Creo en Dios, pero en ese que es a mi imagen y semejanza. Creo en el dios que me apoya y está siempre de mi lado, dándome ánimos, diciéndome que soy mejor que el de al lado. Creo en el dios que no me va a poner pruebas terribles para que “aprenda” o “tenga conciencia”: ese no es mi dios. Creo más bien en el dios que me proveerá comodidad, riqueza, bienestar, prosperidad, porque lo nombro a cada rato y le concedo la gracia que luego verterá de vuelta sobre mí. Creo en el dios que piensa como yo y que castiga al desatinado que esté en mi contra, por supuesto, porque estaría también en contra de Dios.
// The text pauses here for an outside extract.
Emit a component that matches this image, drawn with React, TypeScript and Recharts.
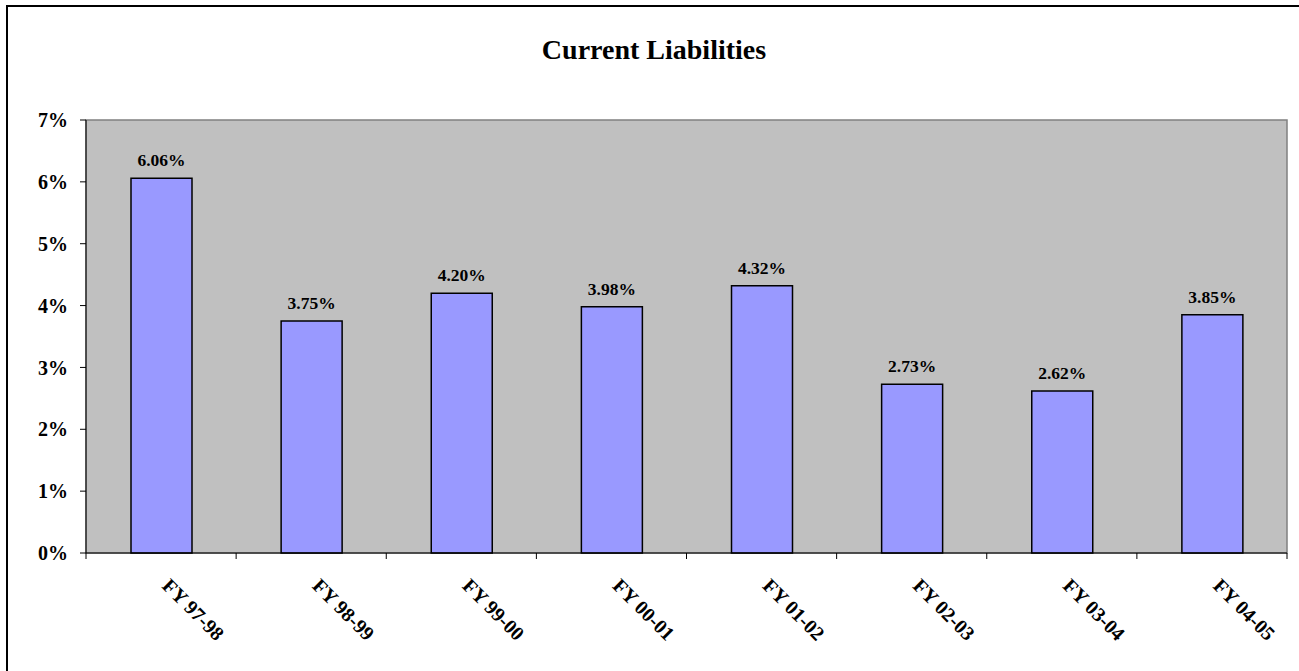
import React from "react";
import {
  Bar,
  BarChart,
  CartesianGrid,
  LabelList,
  ReferenceArea,
  XAxis,
  YAxis,
} from "recharts";

// chart values
const years: string[] = [
  "FY 97-98",
  "FY 98-99",
  "FY 99-00",
  "FY 00-01",
  "FY 01-02",
  "FY 02-03",
  "FY 03-04",
  "FY 04-05",
];
const liabilities: number[] = [6.06, 3.75, 4.2, 3.98, 4.32, 2.73, 2.62, 3.85];
const yTicks: number[] = [0, 1, 2, 3, 4, 5, 6, 7];

interface Row {
  name: string;
  value: number;
}

const data: Row[] = years.map((name, i) => ({ name, value: liabilities[i] }));

const W = 1299;
const H = 671;
const margin = { top: 120, right: 12, bottom: 0, left: 0 };
const Y_AXIS_W = 86;
const X_AXIS_H = 118;
const FONT = "'Liberation Serif', 'Times New Roman', serif";

// width of one category band, used for the boundary tick marks
const band = (W - margin.left - margin.right - Y_AXIS_W) / years.length;

const XTick = (props: any) => {
  const { x, y, payload, index } = props;
  const last = index === years.length - 1;
  const ty = y + 34;
  return (
    <g>
      <line x1={x - band / 2} y1={y} x2={x - band / 2} y2={y + 6} stroke="#000" />
      {last && <line x1={x + band / 2} y1={y} x2={x + band / 2} y2={y + 6} stroke="#000" />}
      <text
        x={x}
        y={ty}
        transform={`rotate(45 ${x} ${ty})`}
        textAnchor="start"
        fontFamily={FONT}
        fontWeight="bold"
        fontSize={20}
        fill="#000"
      >
        {payload.value}
      </text>
    </g>
  );
};

const App: React.FC = () => {
  return (
    <div style={{ position: "relative", width: W, height: H, overflow: "hidden", background: "#fff" }}>
      <style>{"body{margin:0;overflow:hidden}"}</style>
      {/* outer chart frame, only top and left edges fall inside the picture */}
      <div
        style={{
          position: "absolute",
          left: 6,
          top: 5,
          width: 1400,
          height: 800,
          borderTop: "2px solid #000",
          borderLeft: "2px solid #000",
        }}
      />
      <div
        style={{
          position: "absolute",
          left: 0,
          top: 36,
          width: 1308,
          textAlign: "center",
          fontFamily: FONT,
          fontWeight: "bold",
          fontSize: 28,
          lineHeight: "28px",
          color: "#000",
        }}
      >
        Current Liabilities
      </div>
      <div style={{ position: "absolute", left: 0, top: 0 }}>
        <BarChart width={W} height={H} data={data} margin={margin}>
          <CartesianGrid horizontal={false} vertical={false} fill="#C0C0C0" />
          <ReferenceArea y1={0} y2={7} fill="none" stroke="#808080" strokeWidth={1.5} />
          <XAxis
            dataKey="name"
            height={X_AXIS_H}
            axisLine={{ stroke: "#000" }}
            tickLine={false}
            tickSize={0}
            tickMargin={0}
            interval={0}
            tick={<XTick />}
          />
          <YAxis
            width={Y_AXIS_W}
            domain={[0, 7]}
            ticks={yTicks}
            interval={0}
            tickFormatter={(v: number) => `${v}%`}
            axisLine={{ stroke: "#000" }}
            tickLine={{ stroke: "#000" }}
            tickSize={6}
            tickMargin={12}
            tick={{ fontFamily: FONT, fontWeight: "bold", fontSize: 20, fill: "#000" }}
          />
          <Bar dataKey="value" fill="#9999FF" stroke="#000" strokeWidth={1.5} barSize={61} isAnimationActive={false}>
            <LabelList
              dataKey="value"
              position="top"
              offset={12}
              formatter={(v: any) => `${Number(v).toFixed(2)}%`}
              style={{ fontFamily: FONT, fontWeight: "bold", fontSize: 17.5, fill: "#000" }}
            />
          </Bar>
        </BarChart>
      </div>
    </div>
  );
};

export default App;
Ese dios en el que creo no dejará que me equivoque nunca y hará que corrija, cada vez, al equivocado que me lleve la contraria. Mi dios no es el dios de todo el mundo. Mi dios es un dios bien particular, uno que sí me comprende y me da luz verde para usar cualquier medio para lograr mis objetivos porque, a fin de cuentas, a ese dios, a mi propio dios, me lo inventé yo.

Necesito un perdedor


Necesito un perdedor. Necesito uno, pero rápido. Necesito que alguien falle para sentirme superior, para sentir que soy mejor y hasta que le puedo aconsejar. Necesito ver que todo se hunda a mis derredores para sentir que me elevo. Necesito detonar explosivos en otras bases para quedar erguido, solo, en medio del desastre. No veo otra manera. La cosa está difícil. Mis fracasos se cuentan en tales magnitudes que no me queda sino hacer tropezar a otros, dificultarles el camino, cerrarles las puertas que todavía quedan bajo mi control, justo antes de mi extinción definitiva. Ganador es ganador, mi pana: yo no hice las reglas.